Aug 14 2014
From Scotland, we go back to England for Team India’s test tour, and bring you beauteous sights beyond cricketing fights
If culture is your thing then the Met is a must for your trip to Bury. Situated in the Derby Hall, a large Victorian classical building on Market Street, it presents contemporary and classic theatre, folk music and comedy touring nationally and internationally. It has two theatre spaces and a café bar. The Met is organiser and promoter of a number of outdoor events including the annual Ramsbottom Festival.
The Fusilier Museum
Delve in to the fascinating history of the Lancashire Fusiliers with a trip to this art museum. Opened in 2009, it is home to a fascinating collection of items from the XX Lancashire Fusiliers and the Royal Regiment of Fusiliers, which chart its 300 years of history and heritage.

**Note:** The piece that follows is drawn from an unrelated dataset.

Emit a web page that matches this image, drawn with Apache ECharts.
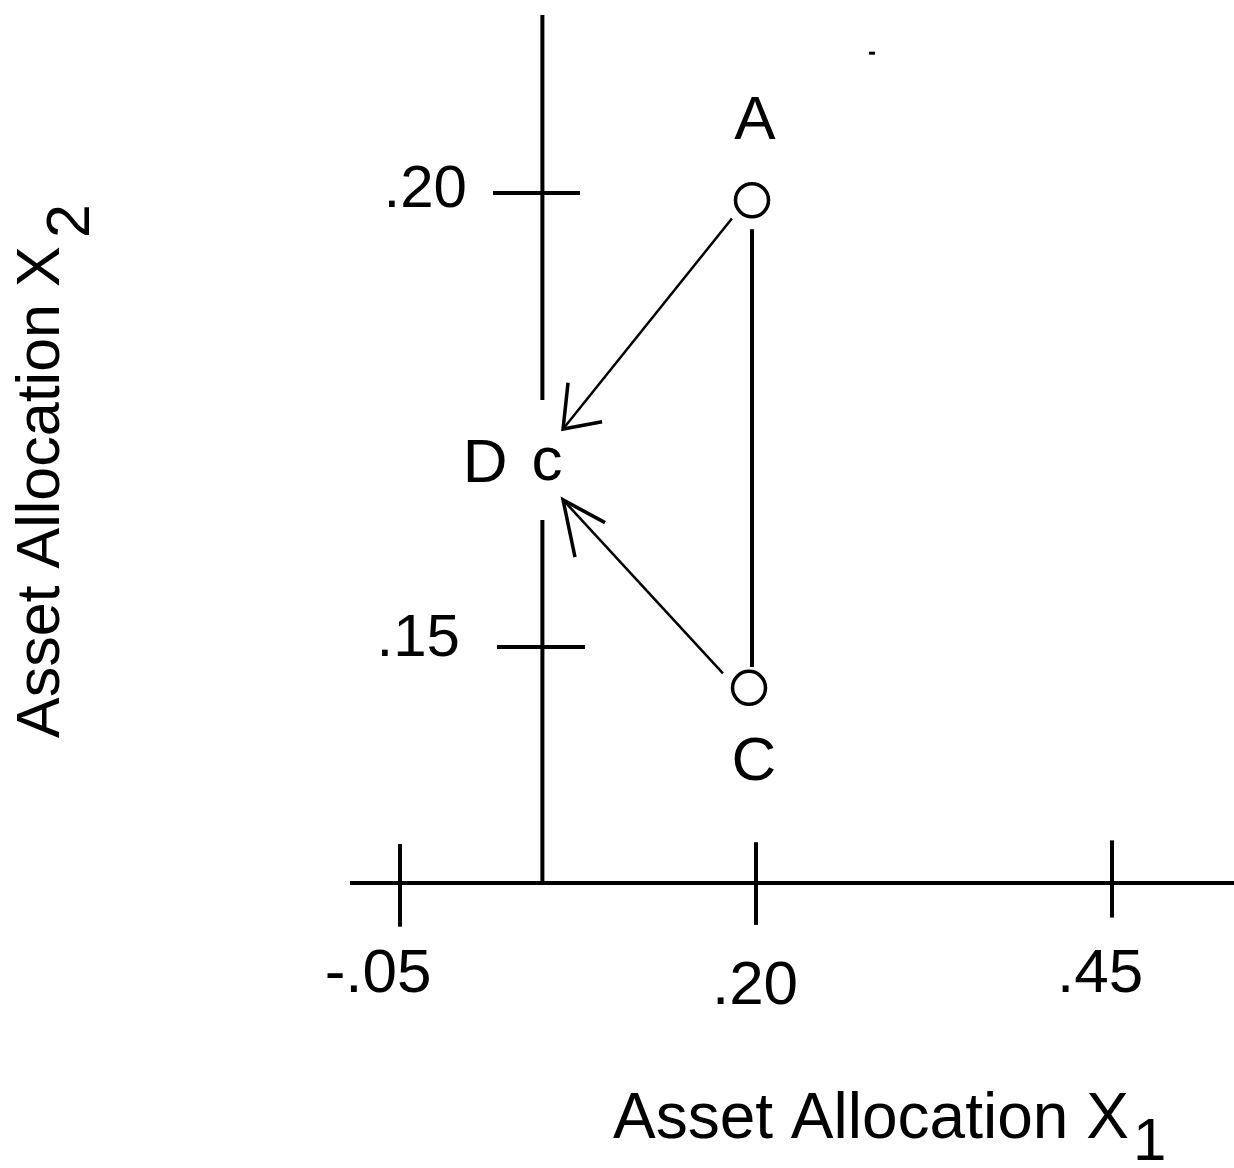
<!DOCTYPE html>
<html>
<head>
<meta charset="utf-8">
<script src="https://cdn.jsdelivr.net/npm/echarts@6/dist/echarts.min.js"></script>
<style>
html,body{margin:0;padding:0;background:#fff;}
#chart{width:1234px;height:1168px;}
</style>
</head>
<body>
<div id="chart"></div>
<script>
// ---- Data (values in chart units) ----
const xTickValues = [-0.05, 0.20, 0.45];
const xTickLabels = ['-.05', '.20', '.45'];
const xTickLabelPos = [[-0.0654, 0.1139], [0.1993, 0.1126], [0.4416, 0.1139]];
const yTickValues = [0.15, 0.20];
const yTickLabels = ['.15', '.20'];
const yTickLabelPos = [[-0.0079, 0.1508], [-0.0030, 0.2003]];

// axis lines
const xAxisLine = [[-0.0851, 0.1240], [0.5357, 0.1240]];
const yAxisUpper = [[0.05, 0.2196], [0.05, 0.1772]];
const yAxisLower = [[0.05, 0.1640], [0.05, 0.1240]];
// tick marks
const xTickMarks = [
  [[-0.05, 0.1283], [-0.05, 0.1192]],
  [[0.20, 0.1285], [0.20, 0.1194]],
  [[0.45, 0.1287], [0.45, 0.1202]]
];
const yTickMarks = [
  [[0.0153, 0.20], [0.0764, 0.20]],
  [[0.0181, 0.15], [0.0799, 0.15]]
];
// points
const pointNames = ['A', 'C'];
const pointValues = [[0.1972, 0.1992], [0.1951, 0.1455]];
const pointD = [0.0532, 0.1703];
const pointLabels = [
  {text: 'A', value: [0.1993, 0.2078]},
  {text: 'C', value: [0.1986, 0.1372]},
  {text: 'D', value: [0.0097, 0.1700]}
];
// A–C connection
const lineAC = [[0.1972, 0.1960], [0.1972, 0.1478]];
// arrows
const arrowAD = [[0.1831, 0.1972], [0.0645, 0.1740]];
const arrowADHead = [[0.0680, 0.1791], [0.0645, 0.1740], [0.0919, 0.1748]];
const arrowCD = [[0.1768, 0.1471], [0.0645, 0.1662]];
const arrowCDHead = [[0.0729, 0.1599], [0.0645, 0.1662], [0.0940, 0.1637]];
// stray dot
const strayDot = [0.2815, 0.2154];

const xTitle = 'Asset Allocation X';
const xTitleSub = '1';
const yTitle = 'Asset Allocation X';
const yTitleSub = '2';

const FONT = '"Liberation Sans", Arial, sans-serif';

// pixel scale of the drawing (layout)
const PX_PER_X = 1424;   // px per unit on x
const PX_PER_Y = 9080;   // px per unit on y
const X0_PX = 400;       // pixel of x = -0.05
const Y0_PX = 647;       // pixel of y = 0.15
const W = 1234, H = 1168;

function seg(data, width) {
  return {
    type: 'line', data: data, clip: false, silent: true, symbol: 'none',
    animation: false,
    lineStyle: {color: '#000', width: width, cap: 'butt', join: 'miter', opacity: 1}
  };
}
function textSeries(items, fontSize, align) {
  return {
    type: 'scatter', clip: false, silent: true, animation: false,
    symbolSize: 1, itemStyle: {color: 'rgba(0,0,0,0)', opacity: 1},
    data: items.map(it => ({value: it.value, name: it.text})),
    label: {
      show: true, position: 'inside', formatter: p => p.name,
      color: '#000', fontFamily: FONT, fontSize: fontSize, opacity: 1,
      align: align || 'center', verticalAlign: 'middle'
    }
  };
}

const series = [];
series.push(seg(xAxisLine, 4));
series.push(seg(yAxisUpper, 4));
series.push(seg(yAxisLower, 4));
xTickMarks.forEach(t => series.push(seg(t, 4)));
yTickMarks.forEach(t => series.push(seg(t, 4)));
series.push(seg(lineAC, 4));
series.push(seg(arrowAD, 2.5));
series.push(seg(arrowADHead, 3.5));
series.push(seg(arrowCD, 2.5));
series.push(seg(arrowCDHead, 3.5));

// circle markers A, C
series.push({
  type: 'scatter', clip: false, silent: true, animation: false,
  symbol: 'circle', symbolSize: 33,
  itemStyle: {color: '#fff', borderColor: '#000', borderWidth: 3.5, opacity: 1},
  data: pointValues.map((v, i) => ({value: v, name: pointNames[i]}))
});
// "c" marker at D
series.push(textSeries([{text: 'c', value: pointD}], 62));
// point labels
series.push(textSeries(pointLabels, 62));
// tick labels
series.push(textSeries(xTickValues.map((v, i) => ({text: xTickLabels[i], value: xTickLabelPos[i]})), 62));
series.push(textSeries(yTickValues.map((v, i) => ({text: yTickLabels[i], value: yTickLabelPos[i]})), 60, 'right'));
// stray dot
series.push({
  type: 'scatter', clip: false, silent: true, animation: false,
  symbol: 'rect', symbolSize: [6, 3], itemStyle: {color: '#000', opacity: 1},
  data: [strayDot]
});

const chart = echarts.init(document.getElementById('chart'), null, {renderer: 'canvas'});
chart.setOption({
  backgroundColor: '#fff',
  animation: false,
  grid: {left: 0, right: 0, top: 0, bottom: 0},
  xAxis: {type: 'value', show: false,
    min: xTickValues[0] - X0_PX / PX_PER_X,
    max: xTickValues[0] + (W - X0_PX) / PX_PER_X},
  yAxis: {type: 'value', show: false,
    min: yTickValues[0] - (H - Y0_PX) / PX_PER_Y,
    max: yTickValues[0] + Y0_PX / PX_PER_Y},
  graphic: [
    {type: 'text', left: 613, top: 1088,
      style: {text: xTitle, fontFamily: FONT, fontSize: 64, fill: '#000'}},
    {type: 'text', x: 1133, y: 1113,
      style: {text: xTitleSub, fontFamily: FONT, fontSize: 60, fill: '#000'}},
    {type: 'text', x: 42, y: 738, rotation: Math.PI / 2,
      style: {text: yTitle, fontFamily: FONT, fontSize: 61, fill: '#000',
        align: 'left', verticalAlign: 'middle'}},
    {type: 'text', x: 72, y: 238, rotation: Math.PI / 2,
      style: {text: yTitleSub, fontFamily: FONT, fontSize: 61, fill: '#000',
        align: 'left', verticalAlign: 'middle'}}
  ],
  series: series
});
</script>
</body>
</html>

Walk through the exhibitions and engage with interactive displays and hands-on activities.
The East Lancashire Railway
Hop on board a beautiful heritage steam train and take a trip through Bury’s green countryside. Today over 60 individual steam and diesel locomotives reside on the railway, along with over 140 carriages, wagons and utility vehicles. Based out of Bury’s Bolton Street Station, the 12 mile long ELR stretches to Rawtenstall to Heywood. The railway is open every weekend of the year and holds a number of themed events round the year.
Where to EAT
Located at Manchester Old Road, this restaurant is a light and airy eatery with an extensive menu featuring traditional Italian dishes with a twist. Pizzas are cooked in a traditional wood-burning oven. Main courses include dishes like Filetto Santino (prime fillet with king prawns and mushrooms) and Costolette d’Abbacchio (lamb shanks with potato hash) among others.
Where to SHOP
Located at Murray Road, Bury’s multi award winning market boasts of about 370 stalls drawing in the crowds from far and wide. From LCD TVs to speciality cheese and from pheasants to birthday presents, and some of the freshest produce in the North West can be found here.
THE PICK: Peel Tower
Standing tall on Holcombe Hill and overlooking the valley, this is one of the area’s most noticeable landmarks. The tower was opened in 1852 in honour of Sir Robert Peel. The tower is 128ft high and the views are well worth the climb. Explore further following circular walk includes Holcombe Hill and Peel Tower.